If Europe's present democratic deficit is genuinely to be met in this manner, rather than through the creation of more powerful, democratic European institutions, the intergovernmental process will need much greater transparency, and the parliaments of the member states will have to improve their methods of oversight. So far none of them has proved adequate to the task. This has added to the sense of distance and alienation that many people have come to feel about the EC. Mr Major could with profit have addressed the failure of Maastricht to provide for democratic control over national politicians, and over the central bureaucracy.

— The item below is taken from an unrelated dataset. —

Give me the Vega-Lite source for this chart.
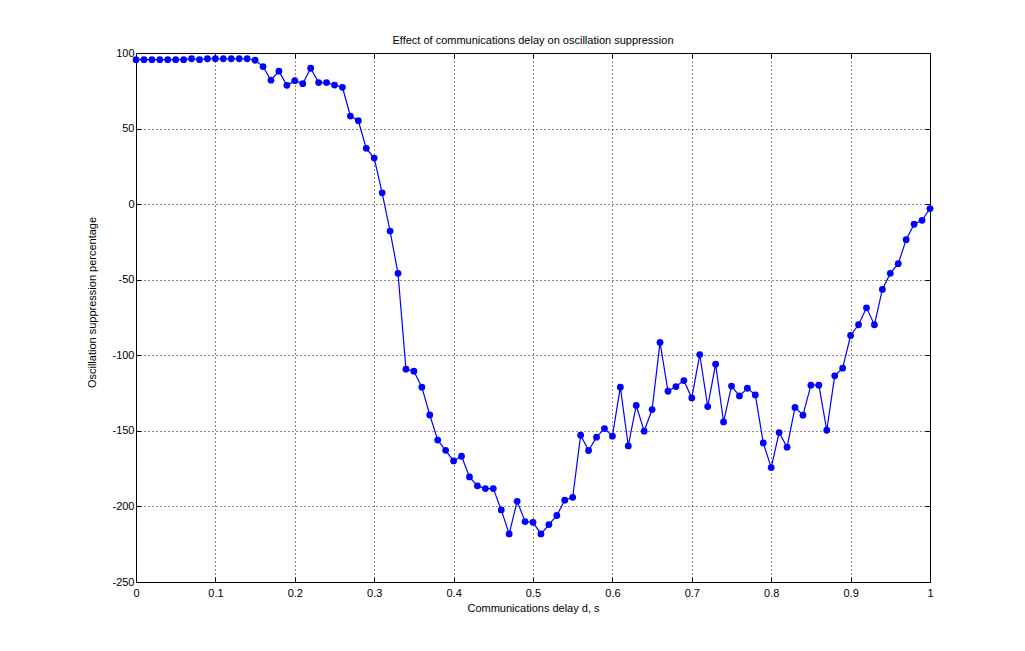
{
  "$schema": "https://vega.github.io/schema/vega-lite/v6.json",
  "width": 794,
  "height": 529,
  "autosize": {"type": "none"},
  "padding": {"left": 136, "top": 53, "right": 95, "bottom": 69},
  "background": "white",
  "title": {
    "text": "Effect of communications delay on oscillation suppression",
    "font": "Liberation Sans",
    "fontSize": 11,
    "fontWeight": "normal",
    "color": "black",
    "anchor": "middle",
    "offset": 1
  },
  "config": {
    "view": {"stroke": "black", "strokeWidth": 1},
    "axis": {
      "domainColor": "black",
      "domainWidth": 1,
      "tickColor": "black",
      "tickWidth": 1,
      "tickSize": -5,
      "labelFont": "Liberation Sans",
      "labelFontSize": 11,
      "labelColor": "black",
      "titleFont": "Liberation Sans",
      "titleFontSize": 11,
      "titleFontWeight": "normal",
      "titleColor": "black",
      "gridColor": "black",
      "gridDash": [1, 3],
      "gridOpacity": 0.9,
      "gridWidth": 1
    }
  },
  "data": {
    "values": [
      {"d": 0.00, "pct": 95.6}, {"d": 0.01, "pct": 95.6}, {"d": 0.02, "pct": 95.6},
      {"d": 0.03, "pct": 95.6}, {"d": 0.04, "pct": 95.6}, {"d": 0.05, "pct": 95.6},
      {"d": 0.06, "pct": 95.6}, {"d": 0.07, "pct": 96.2}, {"d": 0.08, "pct": 95.6},
      {"d": 0.09, "pct": 96.2}, {"d": 0.10, "pct": 96.2}, {"d": 0.11, "pct": 96.2},
      {"d": 0.12, "pct": 96.2}, {"d": 0.13, "pct": 96.2}, {"d": 0.14, "pct": 96.2},
      {"d": 0.15, "pct": 95.2}, {"d": 0.16, "pct": 91.0}, {"d": 0.17, "pct": 82.0},
      {"d": 0.18, "pct": 88.0}, {"d": 0.19, "pct": 78.6}, {"d": 0.20, "pct": 81.7},
      {"d": 0.21, "pct": 79.7}, {"d": 0.22, "pct": 89.9}, {"d": 0.23, "pct": 80.4},
      {"d": 0.24, "pct": 80.4}, {"d": 0.25, "pct": 78.8}, {"d": 0.26, "pct": 77.3},
      {"d": 0.27, "pct": 58.3}, {"d": 0.28, "pct": 55.2}, {"d": 0.29, "pct": 36.9},
      {"d": 0.30, "pct": 30.5}, {"d": 0.31, "pct": 7.5}, {"d": 0.32, "pct": -17.8},
      {"d": 0.33, "pct": -45.8}, {"d": 0.34, "pct": -109.2}, {"d": 0.35, "pct": -110.5},
      {"d": 0.36, "pct": -121.1}, {"d": 0.37, "pct": -139.5}, {"d": 0.38, "pct": -156.1},
      {"d": 0.39, "pct": -162.9}, {"d": 0.40, "pct": -169.9}, {"d": 0.41, "pct": -166.8},
      {"d": 0.42, "pct": -180.5}, {"d": 0.43, "pct": -186.4}, {"d": 0.44, "pct": -188.2},
      {"d": 0.45, "pct": -188.2}, {"d": 0.46, "pct": -202.3}, {"d": 0.47, "pct": -218.2},
      {"d": 0.48, "pct": -196.6}, {"d": 0.49, "pct": -210.0}, {"d": 0.50, "pct": -210.5},
      {"d": 0.51, "pct": -218.2}, {"d": 0.52, "pct": -212.0}, {"d": 0.53, "pct": -206.0},
      {"d": 0.54, "pct": -195.9}, {"d": 0.55, "pct": -194.0}, {"d": 0.56, "pct": -152.9},
      {"d": 0.57, "pct": -163.0}, {"d": 0.58, "pct": -154.2}, {"d": 0.59, "pct": -148.5},
      {"d": 0.60, "pct": -153.5}, {"d": 0.61, "pct": -121.1}, {"d": 0.62, "pct": -160.0},
      {"d": 0.63, "pct": -133.2}, {"d": 0.64, "pct": -150.2}, {"d": 0.65, "pct": -135.9},
      {"d": 0.66, "pct": -91.5}, {"d": 0.67, "pct": -123.8}, {"d": 0.68, "pct": -120.7},
      {"d": 0.69, "pct": -116.7}, {"d": 0.70, "pct": -128.2}, {"d": 0.71, "pct": -99.5},
      {"d": 0.72, "pct": -133.9}, {"d": 0.73, "pct": -105.9}, {"d": 0.74, "pct": -144.1},
      {"d": 0.75, "pct": -120.4}, {"d": 0.76, "pct": -126.9}, {"d": 0.77, "pct": -121.8},
      {"d": 0.78, "pct": -126.2}, {"d": 0.79, "pct": -158.0}, {"d": 0.80, "pct": -174.3},
      {"d": 0.81, "pct": -151.1}, {"d": 0.82, "pct": -160.8}, {"d": 0.83, "pct": -134.5},
      {"d": 0.84, "pct": -139.6}, {"d": 0.85, "pct": -119.8}, {"d": 0.86, "pct": -119.8},
      {"d": 0.87, "pct": -149.6}, {"d": 0.88, "pct": -113.6}, {"d": 0.89, "pct": -108.5},
      {"d": 0.90, "pct": -86.9}, {"d": 0.91, "pct": -79.8}, {"d": 0.92, "pct": -68.6},
      {"d": 0.93, "pct": -79.8}, {"d": 0.94, "pct": -56.4}, {"d": 0.95, "pct": -45.8},
      {"d": 0.96, "pct": -39.4}, {"d": 0.97, "pct": -23.5}, {"d": 0.98, "pct": -13.3},
      {"d": 0.99, "pct": -10.7}, {"d": 1.00, "pct": -2.9}
    ]
  },
  "layer": [
    {
      "mark": {"type": "line", "color": "#0000ff", "strokeWidth": 1.2},
      "encoding": {
        "x": {
          "field": "d",
          "type": "quantitative",
          "scale": {"domain": [0, 1], "nice": false, "zero": false},
          "axis": {
            "orient": "bottom",
            "values": [0, 0.1, 0.2, 0.3, 0.4, 0.5, 0.6, 0.7, 0.8, 0.9, 1],
            "labelExpr": "'' + datum.value",
            "labelPadding": 10,
            "labelFlush": false,
            "title": "Communications delay d, s",
            "titlePadding": 4,
            "grid": true
          }
        },
        "y": {
          "field": "pct",
          "type": "quantitative",
          "scale": {"domain": [-250, 100], "nice": false, "zero": false},
          "axis": {
            "orient": "left",
            "values": [-250, -200, -150, -100, -50, 0, 50, 100],
            "labelExpr": "'' + datum.value",
            "labelPadding": 7,
            "labelFlush": false,
            "title": "Oscillation suppression percentage",
            "titlePadding": 14,
            "titleY": 249,
            "grid": true
          }
        }
      }
    },
    {
      "mark": {"type": "point", "filled": true, "color": "#0000ff", "size": 46, "opacity": 1},
      "encoding": {
        "x": {
          "field": "d",
          "type": "quantitative",
          "axis": {
            "orient": "top",
            "values": [0, 0.1, 0.2, 0.3, 0.4, 0.5, 0.6, 0.7, 0.8, 0.9, 1],
            "labels": false,
            "title": null,
            "grid": false
          }
        },
        "y": {
          "field": "pct",
          "type": "quantitative",
          "axis": {
            "orient": "right",
            "values": [-250, -200, -150, -100, -50, 0, 50, 100],
            "labels": false,
            "title": null,
            "grid": false
          }
        }
      }
    }
  ],
  "resolve": {"axis": {"x": "independent", "y": "independent"}}
}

But the great omission from Mr Major's speech was any reference to the severe and growing German crisis, which is a direct result of the shock of unification, its subsequent mishandling and the inadequate nature of German political leadership. From these failures stem the subsequent troubles of the Maastricht process. Helmut Kohl, confronted with the prospect of unification, was shortsighted and selfish. The economic consequences of the decision to exchange one Deutschmark for one Ostmark and to bring wages in the new Lander into line with those in western Germany by the mid-Nineties, have been catastrophic in eastern Germany. But the main European economies are already so closely coupled, with or without Maastricht, that the rest of Europe is also condemned to take the strain.

Commenting at the weekend on the continuing racist violence in Germany, Helmut Schmidt, the former Social Democratic Chancellor, made comparison with both the anti-Jewish Kristallnacht in 1938 (which was silly) and with the situation of 'mass unemployment and the people's hopelessness' in 1933 (which was disturbingly apt). But the fact that a statesman of Mr Schmidt's seniority could talk in alarmist terms added historic fears to the economic anger driving many of the French 'No' campaigners.

There is a paradox here. Germany, unstable and unpredictable, looking east as well west, is a threat to Maastricht because it appears an unattractive partner. Yet, for all the strains, Maastricht provides the best framework for Europe to deal with the difficulties of a Germany increasingly preoccupied with its role in the east.